— Start of SOURCE MATERIAL —

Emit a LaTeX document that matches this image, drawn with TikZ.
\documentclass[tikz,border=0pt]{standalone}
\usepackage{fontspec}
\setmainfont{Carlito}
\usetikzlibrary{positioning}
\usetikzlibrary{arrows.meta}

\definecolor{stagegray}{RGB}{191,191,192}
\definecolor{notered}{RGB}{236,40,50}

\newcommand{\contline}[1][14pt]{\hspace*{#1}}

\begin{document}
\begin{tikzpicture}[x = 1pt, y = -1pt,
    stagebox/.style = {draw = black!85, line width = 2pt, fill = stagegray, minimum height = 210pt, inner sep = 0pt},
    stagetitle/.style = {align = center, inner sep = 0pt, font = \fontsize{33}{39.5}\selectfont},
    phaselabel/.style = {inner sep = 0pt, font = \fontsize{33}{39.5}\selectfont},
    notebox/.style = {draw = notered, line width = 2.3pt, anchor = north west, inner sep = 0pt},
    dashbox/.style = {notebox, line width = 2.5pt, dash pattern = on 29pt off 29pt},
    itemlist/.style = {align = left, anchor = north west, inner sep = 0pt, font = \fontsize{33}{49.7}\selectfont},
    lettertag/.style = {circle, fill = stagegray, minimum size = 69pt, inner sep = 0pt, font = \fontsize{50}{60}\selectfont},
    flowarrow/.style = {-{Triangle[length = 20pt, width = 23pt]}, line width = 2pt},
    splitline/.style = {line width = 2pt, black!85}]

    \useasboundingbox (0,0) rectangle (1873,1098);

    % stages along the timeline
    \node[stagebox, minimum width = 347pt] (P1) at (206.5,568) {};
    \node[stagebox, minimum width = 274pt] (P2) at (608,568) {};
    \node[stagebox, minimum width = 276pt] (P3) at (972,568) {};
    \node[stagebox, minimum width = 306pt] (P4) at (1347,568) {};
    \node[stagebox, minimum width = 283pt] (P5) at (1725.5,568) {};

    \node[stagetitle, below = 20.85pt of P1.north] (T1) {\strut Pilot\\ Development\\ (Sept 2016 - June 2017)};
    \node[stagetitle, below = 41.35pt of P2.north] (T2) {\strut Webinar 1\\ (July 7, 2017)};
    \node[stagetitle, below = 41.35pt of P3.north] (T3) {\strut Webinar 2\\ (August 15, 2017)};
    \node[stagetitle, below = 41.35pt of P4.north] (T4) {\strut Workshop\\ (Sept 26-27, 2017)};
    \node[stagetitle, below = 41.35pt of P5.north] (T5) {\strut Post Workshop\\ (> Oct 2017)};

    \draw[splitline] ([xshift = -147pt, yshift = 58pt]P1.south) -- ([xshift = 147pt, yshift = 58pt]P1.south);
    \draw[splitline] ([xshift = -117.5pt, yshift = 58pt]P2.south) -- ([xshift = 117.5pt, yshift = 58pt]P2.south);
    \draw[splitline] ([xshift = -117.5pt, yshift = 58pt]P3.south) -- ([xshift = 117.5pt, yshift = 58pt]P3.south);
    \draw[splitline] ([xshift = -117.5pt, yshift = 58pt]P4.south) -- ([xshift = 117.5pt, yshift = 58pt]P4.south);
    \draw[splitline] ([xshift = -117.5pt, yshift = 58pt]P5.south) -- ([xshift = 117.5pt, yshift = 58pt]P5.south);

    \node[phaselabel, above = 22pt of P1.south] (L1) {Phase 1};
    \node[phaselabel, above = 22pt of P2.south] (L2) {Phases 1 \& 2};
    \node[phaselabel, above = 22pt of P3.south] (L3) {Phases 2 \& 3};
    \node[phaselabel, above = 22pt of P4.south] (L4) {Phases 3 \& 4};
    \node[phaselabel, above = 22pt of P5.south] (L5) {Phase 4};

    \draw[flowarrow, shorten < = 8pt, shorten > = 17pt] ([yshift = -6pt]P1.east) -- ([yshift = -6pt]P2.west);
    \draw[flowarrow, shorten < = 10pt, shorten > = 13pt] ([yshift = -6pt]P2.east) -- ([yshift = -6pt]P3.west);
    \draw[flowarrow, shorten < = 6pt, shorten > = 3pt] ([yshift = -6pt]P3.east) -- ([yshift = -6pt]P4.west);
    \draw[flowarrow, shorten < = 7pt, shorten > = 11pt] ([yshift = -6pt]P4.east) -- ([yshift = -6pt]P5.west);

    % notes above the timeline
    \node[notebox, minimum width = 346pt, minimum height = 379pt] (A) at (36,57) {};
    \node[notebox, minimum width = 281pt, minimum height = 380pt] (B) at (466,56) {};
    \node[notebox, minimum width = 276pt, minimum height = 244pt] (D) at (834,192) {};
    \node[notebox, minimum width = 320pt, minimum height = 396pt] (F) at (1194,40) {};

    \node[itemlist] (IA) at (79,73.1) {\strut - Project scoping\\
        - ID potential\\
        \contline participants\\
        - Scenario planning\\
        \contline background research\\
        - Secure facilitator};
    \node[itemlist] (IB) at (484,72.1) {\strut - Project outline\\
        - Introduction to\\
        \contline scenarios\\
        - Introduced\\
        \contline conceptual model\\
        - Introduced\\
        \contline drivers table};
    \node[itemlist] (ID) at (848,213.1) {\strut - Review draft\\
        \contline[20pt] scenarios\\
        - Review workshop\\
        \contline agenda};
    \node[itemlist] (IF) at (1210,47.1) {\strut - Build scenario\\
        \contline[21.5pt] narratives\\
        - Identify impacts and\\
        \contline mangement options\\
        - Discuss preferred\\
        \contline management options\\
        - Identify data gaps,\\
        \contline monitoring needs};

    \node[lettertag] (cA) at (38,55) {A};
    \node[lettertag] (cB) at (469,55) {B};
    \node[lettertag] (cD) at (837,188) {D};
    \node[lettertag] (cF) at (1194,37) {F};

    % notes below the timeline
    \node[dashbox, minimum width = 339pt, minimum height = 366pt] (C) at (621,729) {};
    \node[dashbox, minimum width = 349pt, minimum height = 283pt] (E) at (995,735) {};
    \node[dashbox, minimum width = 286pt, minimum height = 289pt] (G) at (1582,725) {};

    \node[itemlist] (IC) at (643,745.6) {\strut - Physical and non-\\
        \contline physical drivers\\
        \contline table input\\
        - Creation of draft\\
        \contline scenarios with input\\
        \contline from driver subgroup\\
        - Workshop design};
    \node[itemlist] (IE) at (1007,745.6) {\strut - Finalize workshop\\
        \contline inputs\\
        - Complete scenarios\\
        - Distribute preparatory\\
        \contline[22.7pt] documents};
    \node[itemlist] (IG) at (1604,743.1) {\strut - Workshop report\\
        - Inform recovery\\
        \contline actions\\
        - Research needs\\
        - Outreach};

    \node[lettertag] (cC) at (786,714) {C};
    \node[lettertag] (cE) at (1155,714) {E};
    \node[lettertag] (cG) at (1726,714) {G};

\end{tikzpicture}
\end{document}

— End of SOURCE MATERIAL —

__EXERCISE BRIEF__: Copy each line of the data exactly, leaving nothing out.

__SOLVED EXERCISE__:
Emit a LaTeX document that matches this image, drawn with TikZ.
\documentclass[tikz,border=0pt]{standalone}
\usepackage{fontspec}
\setmainfont{Carlito}
\usetikzlibrary{positioning}
\usetikzlibrary{arrows.meta}

\definecolor{stagegray}{RGB}{191,191,192}
\definecolor{notered}{RGB}{236,40,50}

\newcommand{\contline}[1][14pt]{\hspace*{#1}}

\begin{document}
\begin{tikzpicture}[x = 1pt, y = -1pt,
    stagebox/.style = {draw = black!85, line width = 2pt, fill = stagegray, minimum height = 210pt, inner sep = 0pt},
    stagetitle/.style = {align = center, inner sep = 0pt, font = \fontsize{33}{39.5}\selectfont},
    phaselabel/.style = {inner sep = 0pt, font = \fontsize{33}{39.5}\selectfont},
    notebox/.style = {draw = notered, line width = 2.3pt, anchor = north west, inner sep = 0pt},
    dashbox/.style = {notebox, line width = 2.5pt, dash pattern = on 29pt off 29pt},
    itemlist/.style = {align = left, anchor = north west, inner sep = 0pt, font = \fontsize{33}{49.7}\selectfont},
    lettertag/.style = {circle, fill = stagegray, minimum size = 69pt, inner sep = 0pt, font = \fontsize{50}{60}\selectfont},
    flowarrow/.style = {-{Triangle[length = 20pt, width = 23pt]}, line width = 2pt},
    splitline/.style = {line width = 2pt, black!85}]

    \useasboundingbox (0,0) rectangle (1873,1098);

    % stages along the timeline
    \node[stagebox, minimum width = 347pt] (P1) at (206.5,568) {};
    \node[stagebox, minimum width = 274pt] (P2) at (608,568) {};
    \node[stagebox, minimum width = 276pt] (P3) at (972,568) {};
    \node[stagebox, minimum width = 306pt] (P4) at (1347,568) {};
    \node[stagebox, minimum width = 283pt] (P5) at (1725.5,568) {};

    \node[stagetitle, below = 20.85pt of P1.north] (T1) {\strut Pilot\\ Development\\ (Sept 2016 - June 2017)};
    \node[stagetitle, below = 41.35pt of P2.north] (T2) {\strut Webinar 1\\ (July 7, 2017)};
    \node[stagetitle, below = 41.35pt of P3.north] (T3) {\strut Webinar 2\\ (August 15, 2017)};
    \node[stagetitle, below = 41.35pt of P4.north] (T4) {\strut Workshop\\ (Sept 26-27, 2017)};
    \node[stagetitle, below = 41.35pt of P5.north] (T5) {\strut Post Workshop\\ (> Oct 2017)};

    \draw[splitline] ([xshift = -147pt, yshift = 58pt]P1.south) -- ([xshift = 147pt, yshift = 58pt]P1.south);
    \draw[splitline] ([xshift = -117.5pt, yshift = 58pt]P2.south) -- ([xshift = 117.5pt, yshift = 58pt]P2.south);
    \draw[splitline] ([xshift = -117.5pt, yshift = 58pt]P3.south) -- ([xshift = 117.5pt, yshift = 58pt]P3.south);
    \draw[splitline] ([xshift = -117.5pt, yshift = 58pt]P4.south) -- ([xshift = 117.5pt, yshift = 58pt]P4.south);
    \draw[splitline] ([xshift = -117.5pt, yshift = 58pt]P5.south) -- ([xshift = 117.5pt, yshift = 58pt]P5.south);

    \node[phaselabel, above = 22pt of P1.south] (L1) {Phase 1};
    \node[phaselabel, above = 22pt of P2.south] (L2) {Phases 1 \& 2};
    \node[phaselabel, above = 22pt of P3.south] (L3) {Phases 2 \& 3};
    \node[phaselabel, above = 22pt of P4.south] (L4) {Phases 3 \& 4};
    \node[phaselabel, above = 22pt of P5.south] (L5) {Phase 4};

    \draw[flowarrow, shorten < = 8pt, shorten > = 17pt] ([yshift = -6pt]P1.east) -- ([yshift = -6pt]P2.west);
    \draw[flowarrow, shorten < = 10pt, shorten > = 13pt] ([yshift = -6pt]P2.east) -- ([yshift = -6pt]P3.west);
    \draw[flowarrow, shorten < = 6pt, shorten > = 3pt] ([yshift = -6pt]P3.east) -- ([yshift = -6pt]P4.west);
    \draw[flowarrow, shorten < = 7pt, shorten > = 11pt] ([yshift = -6pt]P4.east) -- ([yshift = -6pt]P5.west);

    % notes above the timeline
    \node[notebox, minimum width = 346pt, minimum height = 379pt] (A) at (36,57) {};
    \node[notebox, minimum width = 281pt, minimum height = 380pt] (B) at (466,56) {};
    \node[notebox, minimum width = 276pt, minimum height = 244pt] (D) at (834,192) {};
    \node[notebox, minimum width = 320pt, minimum height = 396pt] (F) at (1194,40) {};

    \node[itemlist] (IA) at (79,73.1) {\strut - Project scoping\\
        - ID potential\\
        \contline participants\\
        - Scenario planning\\
        \contline background research\\
        - Secure facilitator};
    \node[itemlist] (IB) at (484,72.1) {\strut - Project outline\\
        - Introduction to\\
        \contline scenarios\\
        - Introduced\\
        \contline conceptual model\\
        - Introduced\\
        \contline drivers table};
    \node[itemlist] (ID) at (848,213.1) {\strut - Review draft\\
        \contline[20pt] scenarios\\
        - Review workshop\\
        \contline agenda};
    \node[itemlist] (IF) at (1210,47.1) {\strut - Build scenario\\
        \contline[21.5pt] narratives\\
        - Identify impacts and\\
        \contline mangement options\\
        - Discuss preferred\\
        \contline management options\\
        - Identify data gaps,\\
        \contline monitoring needs};

    \node[lettertag] (cA) at (38,55) {A};
    \node[lettertag] (cB) at (469,55) {B};
    \node[lettertag] (cD) at (837,188) {D};
    \node[lettertag] (cF) at (1194,37) {F};

    % notes below the timeline
    \node[dashbox, minimum width = 339pt, minimum height = 366pt] (C) at (621,729) {};
    \node[dashbox, minimum width = 349pt, minimum height = 283pt] (E) at (995,735) {};
    \node[dashbox, minimum width = 286pt, minimum height = 289pt] (G) at (1582,725) {};

    \node[itemlist] (IC) at (643,745.6) {\strut - Physical and non-\\
        \contline physical drivers\\
        \contline table input\\
        - Creation of draft\\
        \contline scenarios with input\\
        \contline from driver subgroup\\
        - Workshop design};
    \node[itemlist] (IE) at (1007,745.6) {\strut - Finalize workshop\\
        \contline inputs\\
        - Complete scenarios\\
        - Distribute preparatory\\
        \contline[22.7pt] documents};
    \node[itemlist] (IG) at (1604,743.1) {\strut - Workshop report\\
        - Inform recovery\\
        \contline actions\\
        - Research needs\\
        - Outreach};

    \node[lettertag] (cC) at (786,714) {C};
    \node[lettertag] (cE) at (1155,714) {E};
    \node[lettertag] (cG) at (1726,714) {G};

\end{tikzpicture}
\end{document}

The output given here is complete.